Slough, Bristol, Swindon, Oxford, York, Liverpool ve Manchester’dakiler de dahil olmak üzere, o zamana kadar kurulmuş olan birçok İşçi Partisi tenis kulübünün üyelerine de davetiyeler gönderildi. Bir sendikaya, İşçi Birliği’ne veya yerel bir kooperatife üye olan bağımsız oyuncuların da katılması için teşviklendirildi.

Turnuvanın gerçekleşeceği o hafta sonu güneş tepede olsa ve parıldasaydı sevindirici olurdu. Fakat rüzgâr ve yağmur koşulları turnuvanın sadece 36 kişi ile tamamlanmasına neden oldu.

İŞÇİLERİN MÜCADELESİ

Olumsuz hava koşullarının yarattığı düşük katılıma rağmen turnuva, başarılı olarak değerlendirildi ve ertesi yıl bir ikincisi düzenlendi. 15 ve 16 Haziran 1933 hafta sonu, bu sefer tepede muhteşem bir güneş ışığı, yüzün üzerinde yarışmacı İşçi Tenisi için Reading’e geldi. Bunlar arasında motor sürücüleri, madenciler, memurlar, postacılar, sekreterler, kalıpçılar, mühendisler ve eski bir Etonlu, Frederick Pethick-Lawrence vardı. Turnuvanın resmi adı göz ardı edildi. Oyuncular ve taraftarlar buna basitçe İşçi Wimbledon’ı adını verdiler.

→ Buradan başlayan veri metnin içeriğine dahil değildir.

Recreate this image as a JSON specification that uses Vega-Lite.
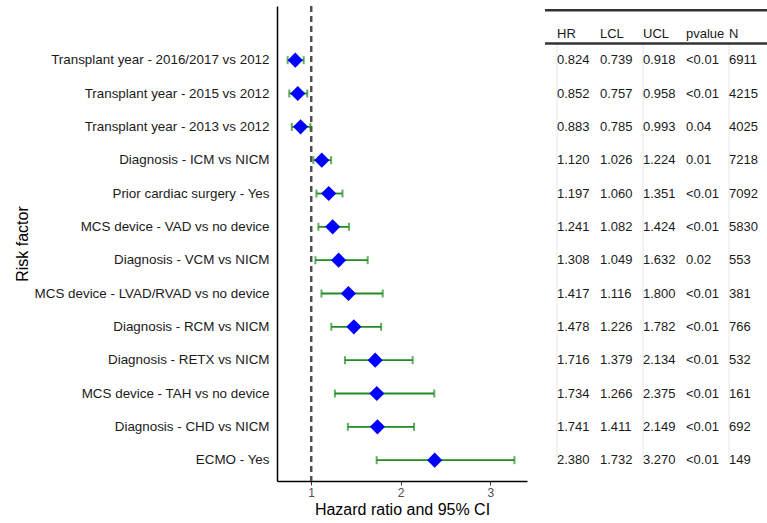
{
  "$schema": "https://vega.github.io/schema/vega-lite/v6.json",
  "background": "white",
  "padding": {"left": 14, "top": 5, "right": 0, "bottom": 5},
  "config": {
    "font": "Liberation Sans",
    "view": {"stroke": null},
    "axis": {"grid": false}
  },
  "datasets": {
    "rows": [
      {"factor": "Transplant year - 2016/2017 vs 2012", "HR": 0.824, "LCL": 0.739, "UCL": 0.918, "pvalue": "<0.01", "N": 6911},
      {"factor": "Transplant year - 2015 vs 2012", "HR": 0.852, "LCL": 0.757, "UCL": 0.958, "pvalue": "<0.01", "N": 4215},
      {"factor": "Transplant year - 2013 vs 2012", "HR": 0.883, "LCL": 0.785, "UCL": 0.993, "pvalue": "0.04", "N": 4025},
      {"factor": "Diagnosis - ICM vs NICM", "HR": 1.120, "LCL": 1.026, "UCL": 1.224, "pvalue": "0.01", "N": 7218},
      {"factor": "Prior cardiac surgery - Yes", "HR": 1.197, "LCL": 1.060, "UCL": 1.351, "pvalue": "<0.01", "N": 7092},
      {"factor": "MCS device - VAD vs no device", "HR": 1.241, "LCL": 1.082, "UCL": 1.424, "pvalue": "<0.01", "N": 5830},
      {"factor": "Diagnosis - VCM vs NICM", "HR": 1.308, "LCL": 1.049, "UCL": 1.632, "pvalue": "0.02", "N": 553},
      {"factor": "MCS device - LVAD/RVAD vs no device", "HR": 1.417, "LCL": 1.116, "UCL": 1.800, "pvalue": "<0.01", "N": 381},
      {"factor": "Diagnosis - RCM vs NICM", "HR": 1.478, "LCL": 1.226, "UCL": 1.782, "pvalue": "<0.01", "N": 766},
      {"factor": "Diagnosis - RETX vs NICM", "HR": 1.716, "LCL": 1.379, "UCL": 2.134, "pvalue": "<0.01", "N": 532},
      {"factor": "MCS device - TAH vs no device", "HR": 1.734, "LCL": 1.266, "UCL": 2.375, "pvalue": "<0.01", "N": 161},
      {"factor": "Diagnosis - CHD vs NICM", "HR": 1.741, "LCL": 1.411, "UCL": 2.149, "pvalue": "<0.01", "N": 692},
      {"factor": "ECMO - Yes", "HR": 2.380, "LCL": 1.732, "UCL": 3.270, "pvalue": "<0.01", "N": 149}
    ],
    "cols": [{"col": "HR"}, {"col": "LCL"}, {"col": "UCL"}, {"col": "pvalue"}, {"col": "N"}],
    "lines": [{"col": "HR"}, {"col": "UCL"}, {"col": "N"}]
  },
  "hconcat": [
    {
      "width": 250,
      "height": 475,
      "data": {"name": "rows"},
      "layer": [
        {
          "mark": {"type": "rule", "strokeDash": [6, 4], "strokeWidth": 2, "color": "#505050"},
          "encoding": {"x": {"datum": 1, "type": "quantitative"}}
        },
        {
          "mark": {"type": "rule", "color": "#228B22", "strokeWidth": 1.8},
          "encoding": {
            "y": {"field": "factor", "type": "nominal"},
            "x": {"field": "LCL", "type": "quantitative"},
            "x2": {"field": "UCL"}
          }
        },
        {
          "mark": {"type": "tick", "color": "#228B22", "thickness": 2, "size": 8, "orient": "vertical"},
          "encoding": {
            "y": {"field": "factor", "type": "nominal"},
            "x": {"field": "LCL", "type": "quantitative"}
          }
        },
        {
          "mark": {"type": "tick", "color": "#228B22", "thickness": 2, "size": 8, "orient": "vertical"},
          "encoding": {
            "y": {"field": "factor", "type": "nominal"},
            "x": {"field": "UCL", "type": "quantitative"}
          }
        },
        {
          "mark": {"type": "point", "shape": "diamond", "filled": true, "color": "#0000FF", "size": 230, "opacity": 1},
          "encoding": {
            "y": {"field": "factor", "type": "nominal"},
            "x": {"field": "HR", "type": "quantitative"}
          }
        }
      ],
      "encoding": {
        "x": {
          "type": "quantitative",
          "scale": {"domain": [0.62, 3.41], "nice": false, "zero": false},
          "axis": {
            "values": [1, 2, 3],
            "title": "Hazard ratio and 95% CI",
            "titleFontSize": 16,
            "titleFontWeight": "normal",
            "titleColor": "#000000",
            "titlePadding": 3,
            "labelFontSize": 12,
            "labelColor": "#4d4d4d",
            "tickColor": "#333333",
            "tickSize": 4,
            "domainColor": "#000000",
            "domainWidth": 1.5
          }
        },
        "y": {
          "type": "nominal",
          "sort": null,
          "scale": {
            "domain": [" ", "Transplant year - 2016/2017 vs 2012", "Transplant year - 2015 vs 2012", "Transplant year - 2013 vs 2012", "Diagnosis - ICM vs NICM", "Prior cardiac surgery - Yes", "MCS device - VAD vs no device", "Diagnosis - VCM vs NICM", "MCS device - LVAD/RVAD vs no device", "Diagnosis - RCM vs NICM", "Diagnosis - RETX vs NICM", "MCS device - TAH vs no device", "Diagnosis - CHD vs NICM", "ECMO - Yes"],
            "paddingInner": 0,
            "paddingOuter": 0.125
          },
          "axis": {
            "title": "Risk factor",
            "titleFontSize": 16,
            "titleFontWeight": "normal",
            "titleColor": "#000000",
            "titleX": -250,
            "titleBaseline": "alphabetic",
            "labelFontSize": 13.4,
            "labelLimit": 400,
            "labelColor": "#1a1a1a",
            "labelPadding": 8,
            "ticks": false,
            "domainColor": "#000000",
            "domainWidth": 1.5
          }
        }
      }
    },
    {
      "width": 222,
      "height": 475,
      "encoding": {
        "x": {
          "type": "nominal",
          "scale": {"domain": ["HR", "LCL", "UCL", "pvalue", "N"], "range": [12, 227], "paddingInner": 0, "paddingOuter": 0},
          "axis": null
        },
        "y": {
          "type": "nominal",
          "scale": {
            "domain": [" ", "Transplant year - 2016/2017 vs 2012", "Transplant year - 2015 vs 2012", "Transplant year - 2013 vs 2012", "Diagnosis - ICM vs NICM", "Prior cardiac surgery - Yes", "MCS device - VAD vs no device", "Diagnosis - VCM vs NICM", "MCS device - LVAD/RVAD vs no device", "Diagnosis - RCM vs NICM", "Diagnosis - RETX vs NICM", "MCS device - TAH vs no device", "Diagnosis - CHD vs NICM", "ECMO - Yes"],
            "paddingInner": 0,
            "paddingOuter": 0.125
          },
          "axis": null
        }
      },
      "layer": [
        {
          "data": {"name": "lines"},
          "mark": {"type": "rule", "color": "#e6e6e6", "strokeWidth": 1},
          "encoding": {
            "x": {"field": "col", "type": "nominal", "bandPosition": 0},
            "y": {"datum": " ", "type": "nominal", "bandPosition": 1},
            "y2": {"datum": "ECMO - Yes"}
          }
        },
        {
          "data": {"values": [{"k": 1}]},
          "mark": {"type": "rule", "color": "#333333", "strokeWidth": 2.5},
          "encoding": {"y": {"datum": " ", "type": "nominal", "bandPosition": 0}}
        },
        {
          "data": {"values": [{"k": 1}]},
          "mark": {"type": "rule", "color": "#333333", "strokeWidth": 2.5},
          "encoding": {"y": {"datum": " ", "type": "nominal", "bandPosition": 1}}
        },
        {
          "data": {"name": "cols"},
          "mark": {"type": "text", "align": "left", "baseline": "middle", "fontSize": 13, "color": "#1a1a1a"},
          "encoding": {
            "x": {"field": "col", "type": "nominal", "bandPosition": 0},
            "y": {"datum": " ", "type": "nominal", "bandPosition": 0.72},
            "text": {"field": "col"}
          }
        },
        {
          "data": {"name": "rows"},
          "mark": {"type": "text", "align": "left", "baseline": "middle", "fontSize": 13, "color": "#1a1a1a"},
          "encoding": {
            "x": {"datum": "HR", "type": "nominal", "bandPosition": 0},
            "y": {"field": "factor", "type": "nominal"},
            "text": {"field": "HR", "format": ".3f"}
          }
        },
        {
          "data": {"name": "rows"},
          "mark": {"type": "text", "align": "left", "baseline": "middle", "fontSize": 13, "color": "#1a1a1a"},
          "encoding": {
            "x": {"datum": "LCL", "type": "nominal", "bandPosition": 0},
            "y": {"field": "factor", "type": "nominal"},
            "text": {"field": "LCL", "format": ".3f"}
          }
        },
        {
          "data": {"name": "rows"},
          "mark": {"type": "text", "align": "left", "baseline": "middle", "fontSize": 13, "color": "#1a1a1a"},
          "encoding": {
            "x": {"datum": "UCL", "type": "nominal", "bandPosition": 0},
            "y": {"field": "factor", "type": "nominal"},
            "text": {"field": "UCL", "format": ".3f"}
          }
        },
        {
          "data": {"name": "rows"},
          "mark": {"type": "text", "align": "left", "baseline": "middle", "fontSize": 13, "color": "#1a1a1a"},
          "encoding": {
            "x": {"datum": "pvalue", "type": "nominal", "bandPosition": 0},
            "y": {"field": "factor", "type": "nominal"},
            "text": {"field": "pvalue"}
          }
        },
        {
          "data": {"name": "rows"},
          "mark": {"type": "text", "align": "left", "baseline": "middle", "fontSize": 13, "color": "#1a1a1a"},
          "encoding": {
            "x": {"datum": "N", "type": "nominal", "bandPosition": 0},
            "y": {"field": "factor", "type": "nominal"},
            "text": {"field": "N"}
          }
        }
      ]
    }
  ],
  "spacing": 16
}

İkinci turnuvayı izleyen yıllarda, İşçi Wimbledon›ı İngiltere›de İşçi Partisi tenis kulüplerini, madencileri, posta işçileri ve demiryolu işçileri tenis liglerini ve halka açık park tenisi derneklerini kapsayan alternatif bir kültürün merkezi haline geldi. Bununla birlikte, özel orta sınıf tenis kulübünün dışlama kurallarına meydan okudular ve o zamanki çoğu turnuva tenisinden farklı değerlere sahip bir oyuna yaklaşımı savundular. Rekabet, nezaket, dostluk ve işbirliği ile bir arada, sahada olabilir dediler. Çünkü sahadaki rakipleri aynı zamanda geleceği birlikte istedikleri yoldaşlarıydı.

Turnuva, İkinci Dünya Savaşı’ndan sonra yeniden canlandırılmak istendi, ancak All England Kulübü onları Wimbledon’da final oynamaya davet ettiğinde o coşkulu enerji artık yoktu. Birçok İşçi Partisi üyesi, yalnızca İşçi Wimbledon’ına değil, işçi sporuna olan ilgisini kaybetmişti. Aynı zamanda, İngiltere’deki birçok özel tenis kulübü, işçi sınıfı kökenli oyuncuları kabul etmeye başlamıştı. 1951’deki Workers Wimbledon turnuvası, sonucuydu .

Yine de yirmi yıl boyunca tenis, dayanışma ruhunun canlandırıldığı, işçi sınıfının kendini var ettiği ve güçlendiği bir spor olarak var oldu. Benzer şekilde, Yahudi tenis kulüpleri, siyahi Amerikan Tenis Birliği ve dünyanın dört bir yanındaki LGBTQ tenis kulüpleri kuruldu. Uzun yıllar tenisi herkesin katılımını teşvik eden bir spor olarak düşünmek adına güçlü bir olanak sağladı. Bu kulüpler sırayla İngiltere’deki ve yurtdışındaki özel tenis kulübünün tarzını ve kültürünü de etkiledi.

Bu kulüplerin birçoğunun esas olarak orta sınıf olarak kaldığı ve kendini beğenmiş dışlama geçmişine sahip olduğu doğrudur. Ancak, tenis 1870’lerde başladığında toplumdaki dayanışma ruhunu güçlü tutmuş ve çağdaş kapitalist toplumda ticarileşmenin uzak durduğu birkaç temiz noktadan biriydi.